Plenty of supporters of qualia, that is, philosophers and psychologists who claim that there are phenomenal and qualitative properties to experience, that there is something it is like to feel pain or taste sugar, are physicalists. They maintain that qualia are entirely explainable in terms of the physics of the brain, or physical relations between the brain and the environment, even if we don’t yet have the explanation in hand, and that none of the arguments against physicalism concerning qualia are any good.

So nothing prevents someone who believes that God created living things ( at least in a primitive,
 form) from maintaining that evolution explains human mentality.

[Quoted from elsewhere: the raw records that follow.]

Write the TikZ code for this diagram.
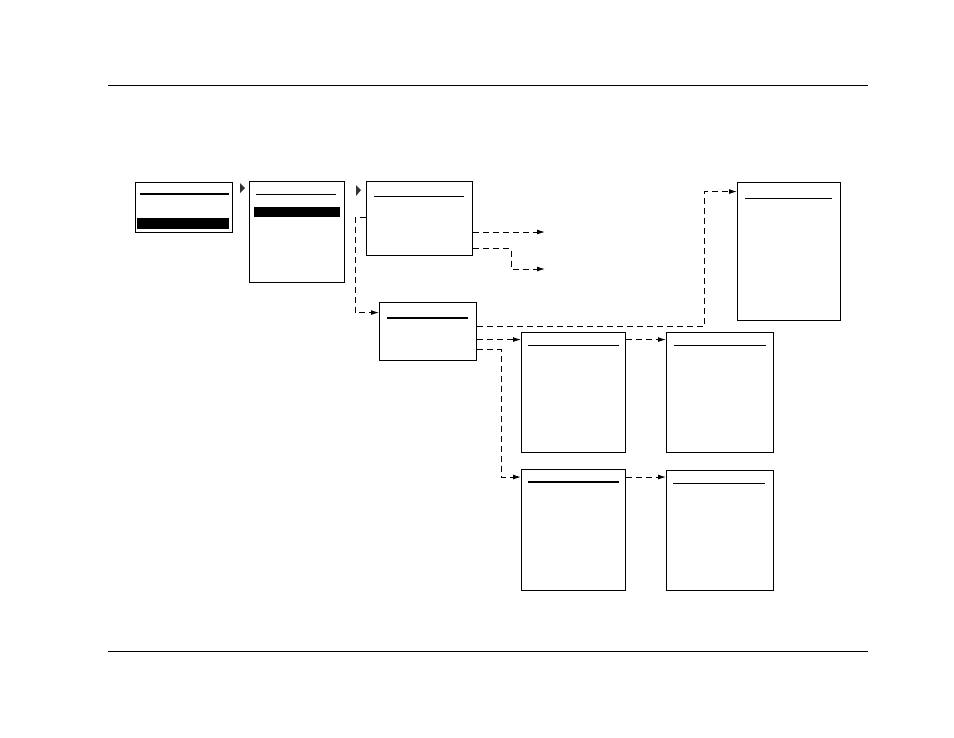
\documentclass[tikz,border=0pt]{standalone}
\usepackage{tikz}
\usetikzlibrary{arrows.meta, positioning, calc}

\begin{document}
\begin{tikzpicture}[
  x=1pt, y=-1pt,
  screen/.style={draw, line width=1.1pt, inner sep=0pt, anchor=north west},
  title/.style={line width=1pt},
  boldtitle/.style={line width=2pt},
  selbar/.style={fill=black},
  marker/.style={fill=black!80},
  link/.style={dash pattern=on 6pt off 4pt, line width=1pt, -{Latex[length=8pt, width=5pt]}},
  rule/.style={line width=0.8pt}
]
\useasboundingbox (0,0) rectangle (954,737);

% Page rules
\draw[rule] (108,85) -- (868,85);
\draw[rule] (108,651) -- (868,651);

% Main menu
\node[screen, minimum width=97pt, minimum height=50pt] (main) at (135,182) {};
\draw[boldtitle] (140,194) -- (229,194);
\fill[selbar] (137,218) rectangle (229,229);

\fill[marker] (240,183) -- (245,188) -- (240,193) -- cycle;

% Sub menu
\node[screen, minimum width=95pt, minimum height=101pt] (sub) at (249,181) {};
\draw[title] (256,194) -- (336,194);
\fill[selbar] (254,207) rectangle (340,217);

\fill[marker] (356,185) -- (361,190) -- (356,196) -- cycle;

% Setup screen
\node[screen, minimum width=106pt, minimum height=74pt] (setup) at (366,181) {};
\draw[title] (374,196) -- (464,196);

\coordinate (outA) at (545,232);
\coordinate (outB) at (545,269);
\draw[link] (setup.east |- outA) -- (outA);
\draw[link] ([yshift=-30]setup.east) -- ++(38,0) |- (outB);

% Options screen
\node[screen, minimum width=97pt, minimum height=58pt] (opts) at (379,302) {};
\draw[boldtitle] (387,318) -- (468,318);

\draw[link] ([yshift=1]setup.west) -- ++(-11,0) |- ([yshift=19]opts.west);

% Detail screens
\node[screen, minimum width=104pt, minimum height=120pt] (edit) at (521,332) {};
\draw[title] (528,345) -- (619,345);

\node[screen, minimum width=107pt, minimum height=120pt] (confirm) at (666,332) {};
\draw[title] (674,345) -- (766,345);

\node[screen, minimum width=104pt, minimum height=121pt] (list) at (521,469) {};
\draw[boldtitle] (528,482) -- (619,482);

\node[screen, minimum width=107pt, minimum height=120pt] (result) at (666,470) {};
\draw[title] (673,483) -- (765,483);

\node[screen, minimum width=103pt, minimum height=138pt] (info) at (737,182) {};
\draw[title] (745,198) -- (832,198);

% Links from options
\draw[link] ([yshift=5]opts.east) -- ++(227,0) |- ([yshift=60]info.west);
\draw[link] ([yshift=-8]opts.east) -- ([yshift=53]edit.west);
\draw[link] ([yshift=-18]opts.east) -- ++(24,0) |- ([yshift=53]list.west);
\draw[link] ([yshift=53]edit.east) -- ([yshift=53]confirm.west);
\draw[link] ([yshift=53]list.east) -- ([yshift=53.5]result.west);

\end{tikzpicture}
\end{document}
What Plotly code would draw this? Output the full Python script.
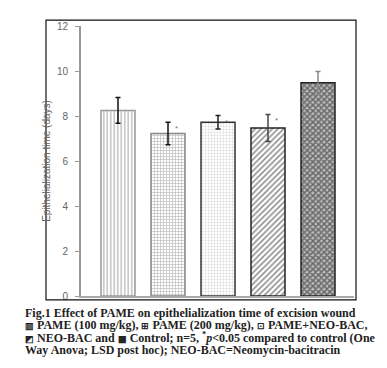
import plotly.graph_objects as go

categories = ["PAME (100 mg/kg)", "PAME (200 mg/kg)", "PAME+NEO-BAC", "NEO-BAC", "Control"]
means = [8.25, 7.22, 7.72, 7.47, 9.48]
errors = [0.57, 0.50, 0.30, 0.60, 0.50]
significant = [False, True, True, True, False]
y_ticks = [0, 2, 4, 6, 8, 10, 12]
y_title = "Epithelialization time (days)"
SYM = '<span style="font-size:9px">{}</span>'
caption_lines = [
    "Fig.1 Effect of PAME on epithelialization time of excision wound",
    SYM.format("\u25a5") + " PAME (100 mg/kg), " + SYM.format("\u229e")
    + " PAME (200 mg/kg), " + SYM.format("\u22a1") + " PAME+NEO-BAC,",
    SYM.format("\u25e9") + " NEO-BAC and " + SYM.format("\u25a9")
    + " Control; n=5, <sup>*</sup><i>p</i>&lt;0.05 compared to control (One",
    "Way Anova; LSD post hoc); NEO-BAC=Neomycin-bacitracin",
]

patterns = [
    dict(shape="|", fgcolor="#8a8a8a", bgcolor="white", size=3.5, solidity=0.45),
    dict(shape="+", fgcolor="#7a7a7a", bgcolor="white", size=3, solidity=0.4),
    dict(shape=".", fgcolor="#b5b5b5", bgcolor="white", size=3, solidity=0.35),
    dict(shape="/", fgcolor="#222222", bgcolor="white", size=4, solidity=0.4),
    dict(shape="x", fgcolor="#111111", bgcolor="#bbbbbb", size=4, solidity=0.6),
]
outline_colors = ["#999999", "#888888", "#333333", "#222222", "#222222"]
err_colors = ["#111111", "#111111", "#222222", "#444444", "#888888"]

fig = go.Figure()
for i, cat in enumerate(categories):
    fig.add_trace(go.Bar(
        x=[cat], y=[means[i]],
        width=0.68,
        marker=dict(pattern=patterns[i], color="white",
                    line=dict(color=outline_colors[i], width=1.5)),
        error_y=dict(type="data", array=[errors[i]], visible=True,
                     color=err_colors[i], thickness=1.5, width=2.5),
        showlegend=False,
    ))
    if significant[i]:
        fig.add_annotation(x=i + 0.09, y=means[i] + errors[i], xref="x", yref="y",
                           text="*", showarrow=False, xanchor="left", yanchor="top",
                           font=dict(size=8, color="#777777", family="Arial"))

fig.update_layout(
    width=387, height=368,
    margin=dict(l=73, r=41, t=15, b=80),
    paper_bgcolor="white", plot_bgcolor="white",
    bargap=0.3,
    xaxis=dict(range=[-0.74, 4.72], showticklabels=False, ticks="",
               showline=True, linecolor="#aaaaaa", linewidth=1.5, showgrid=False,
               zeroline=False),
    yaxis=dict(range=[0, 12], tickvals=y_ticks, ticks="outside", ticklen=4,
               tickcolor="#999999", showline=True, linecolor="#999999", linewidth=2,
               showgrid=False, zeroline=False, ticklabelstandoff=5,
               tickfont=dict(family="Arial", size=10, color="#666666"),
               title=dict(text=y_title, font=dict(family="Arial", size=10, color="#666666"),
                          standoff=4)),
)

# outer frame
fig.add_shape(type="rect", xref="paper", yref="paper",
              x0=(38 - 73) / 273, x1=(348 - 73) / 273,
              y0=(288 - 292) / 273, y1=(288 - 9) / 273,
              line=dict(color="#111111", width=1.2), fillcolor="rgba(0,0,0,0)")

caption_y = [305, 317.5, 330, 342.5]
for txt, py in zip(caption_lines, caption_y):
    fig.add_annotation(x=(15 - 73) / 273, y=(288 - py) / 273, xref="paper", yref="paper",
                       text="<b>" + txt + "</b>", showarrow=False, xanchor="left",
                       yanchor="middle",
                       font=dict(family="Liberation Serif", size=12, color="#222222"))

fig.write_html("out.html")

I believe that people who reject physicalism about the mental, especially concerning qualia and perhaps intentionality, have difficulty with evolution as an account of human minds IF they also maintain that these mental properties are epiphenomenal. That is, evolution can select only for what makes a difference to behavior. As we know, evolution can produce all sorts of properties that it doesn’t select for, which are consequences of properties it does select for, e.g. the weight of the Polar bear’s coat wasn’t selected for, as it’s a disadvantage, but it is an inevitable consequence of the coat’s warmth, an advantage that was selected for. So it’s conceivable that the mind is merely a side effect of evolution, not selected for, but it’s awfully hard to believe.

Anti-physicalists about the mind who are fans of evolution have a powerful reason to maintain that extra physical states are causally efficacious, therefore, and make a difference to behavior. If they do they must give up what’s known as the ‘causal closure of the physical.’ That is, they must deny that the physics of the brain explains everything the brain does. Not inviting. Anti-physicalists unwilling to do this DO have a problem, IMO, unless they maintain that God simply arranged that the physical and neurological states that evolution DID select for carried along with them as a side effect fine-grained, regular, coherent, truth evaluable mentality. Or perhaps that God eliminated individuals that were developing ‘crazy’ mentality. But this is to deny natural selection.

The bottom line, in my opinion, is that epiphenomenalism about the mental is way too costly and also pretty incredible. It’s obvious that qualia affect what I do; they are hardly black holes in causal space. So either one must maintain that extra-physical mental states are causally efficacious or one must maintain physicalism is true of the mental. A creationist can do both. So can an anti-creationist.